Personal life
- Born: 1355
- Died: 1438 (aged 82–83)
- Resting place: Ibin Fahad al-Hilli shrine, Karbala
- Region: Iraq, Qaraqoyunlu
- Notable work: 'Uddat al-Da'i Wa Najah al-Sa'i

Religious life
- Religion: Islam
- Denomination: Shia
- Jurisprudence: Ja'fari
- Creed: Twelver

= Ibn Fahad al-Hilli =

14th/15th-century Iraqi Muslim scholar (1355–1438)

Allamah Sheikh Ahmed bin Muhammad bin Fahad al-Hilli al-Asadi (العلامة أحمد بن محمد بن فهد الحلي الأسدي; 1355–1438), famously known as Ibn Fahad al-Hilli (ابن فهد الحلي), was an eminent Iraqi Shia jurist and religious authority.

He was known for his works on religious ethics, supplications and spirituality.

==Early life and education==
The whereabouts of his birthplace are unknown. He lived for a while in Hillah, which was one of the first center of Shi'a scholars such as ibn Fahd. He studied at the Zaynabiyah school, and was taught by the students of Fakhr al-Muhaqiqeen and al-Shaheed al-Awwal.

Agha Bozorg al-Tehrani believes that he was among the students of al-Shaheed al-Awwal. Al-Hilli received his ijaza in 1421, from the son of al-Shaheed al-Awwal when he visited Jabal Amel, and Jezzine. After that, he moved to Karbala, and found its religious seminary. His move played an important role in establishing Karbala, as the religious Shia kernel at the time.

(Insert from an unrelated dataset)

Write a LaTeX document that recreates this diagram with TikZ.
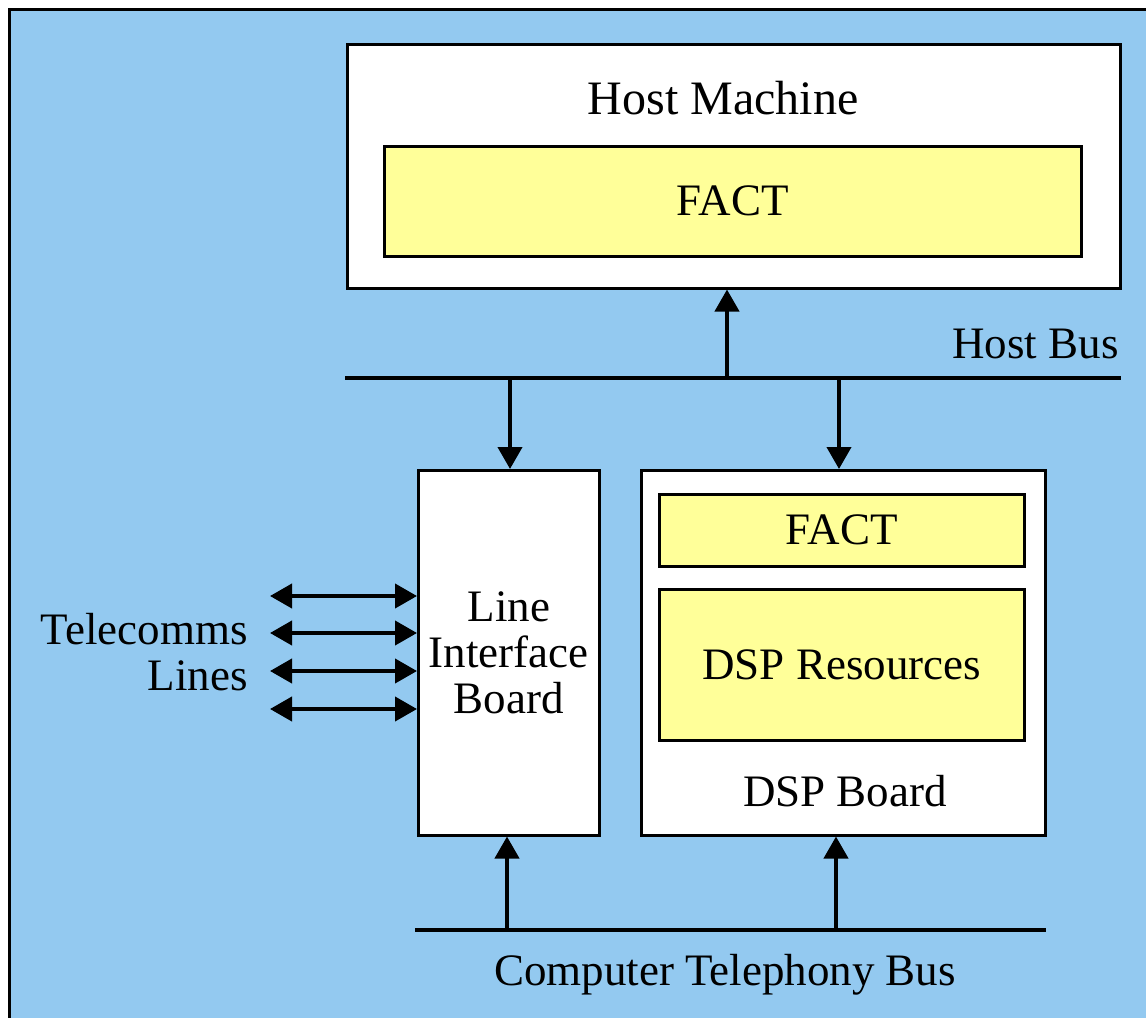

== Impact on the Qara Qoyunlu state ==
In 1436, Ispend bin Yusuf, the ruler of Baghdad, invited al-Hilli, so that he may debate his faith with Sunni scholars. In the debate, al-Hilli and his consortium of Shia scholars, debated with the Sunnis and were able to beat them, and convince Ispend to convert to Shi'ism. Through his move, Ispend declared Shi'a Islam as the official religion of his state and struck coins with the names of the twelve Imams.

==Works==
He wrote books on different aspects of Islamic sciences such as mysticism, jurisprudence, tradition and other religious spheres. Some of them include:
- Al Awiyah va Al Fatum
- Istekhraj Al Havadeth (predicting some events, such as appearance of Safavid dynasty and Mongol's Attack by Ali ibn Abi Talib
- The Mysteries of Praying
- Tahsin fi Sefat al Arefin
- Iddat Al Daei

==Death and shrine==
He died in Karbala, and was buried in his home. Over time, a shrine was erected over his tomb. The ground floor of his home became a mosque, and an inn for the pilgrims of Karbala. The upper levels became a religious seminary, known as the Ibin Fahad school. In 1939, a library was built in the shrine, and was named the Rasool al-Adham library. In the 1964, Sayyid Muhammad al-Shirazi and his brother, Sayyid Hassan al-Shirazi strived to renovate the seminary, and managed to do so by gathering donations from some of the notables of Karbala, and this was all done under the supervision of the supreme religious authority of the time, Sayyid Muhsin al-Hakim.

His shrine lies on the Qibla street, approximately 500 metres from the Imam Husayn shrine. After the US invasion of Iraq, the Shiite Endowment Office appointed Aref Nasrallah as the commissioner of the shrine and seminary.